The State spirals left and readership suffers.
Here at The Voice we have on several occasions noted that South Carolina’s out-of-state corporate-owned daily newspaper The State is in big trouble.
According to Burrelles Luce, national experts in media trends, the family owned Post and Courier will top The State in daily average readership sometime this year.
Despite a series of painful staff cuts, The State’s readership continues to drop, while the P&C is one of only a handful of large daily newspapers in the US to see a sustained annual increase in readership.
A driving force in The State‘s demise has been it’s far-left, welfare state style editorial policy – seen by many observers to be wildly out of line with the right of center majority voting trends in South Carolina.

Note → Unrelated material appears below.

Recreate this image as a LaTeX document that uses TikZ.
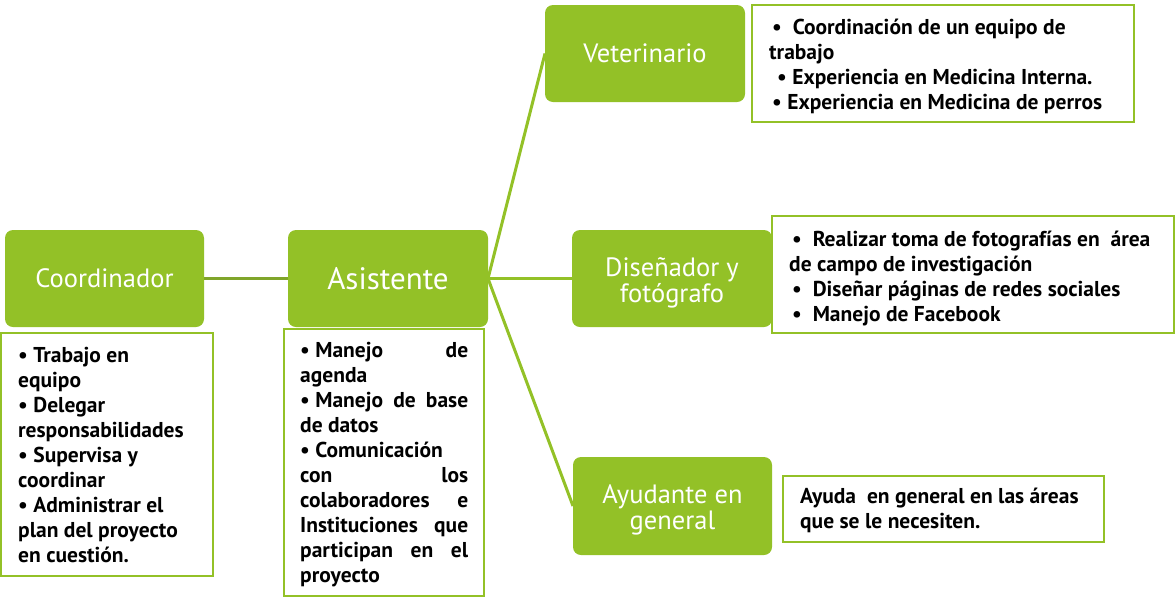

As readership drops, so do advertising revenues, which leads to staff reductions and further lowers the quality and quantity of State reporting. But the opinion section itself has been zealously shielded from cuts …until now.
According to Friday’s State:
“Starting today, The State will not have separate op-ed pages on Fridays and Mondays. This is a cost-saving measure, reducing our newsprint expenditure. Instead, we will frequently run a syndicated column on this page on Fridays, and a local guest column on the Monday letters page. We also invite readers to explore our offerings at thestate.com/opinion, and Brad Warthen’s Blog at blogs.thestate.com.”
State Newspaper blogger and editorialist Brad Warthen has written a meandering apology/defense of the move, noting that the highly partisan State Newspaper employees will themselves continue to be churning out their leftist swill, but that the lack of an Op-ed page on mondays and fridays simply means that fewer moderate and right of center voices will be heard in opposition.
The Voice predicts this move will only make a bad thing worse. Unless The State’s California-based corporate owners reign in the small group of far-left partisans that control The State’s editorial (not to mention general news) content, South Carolinians from the Upstate to the Coast, and all points in-between, will continue to tire of their biased political slop.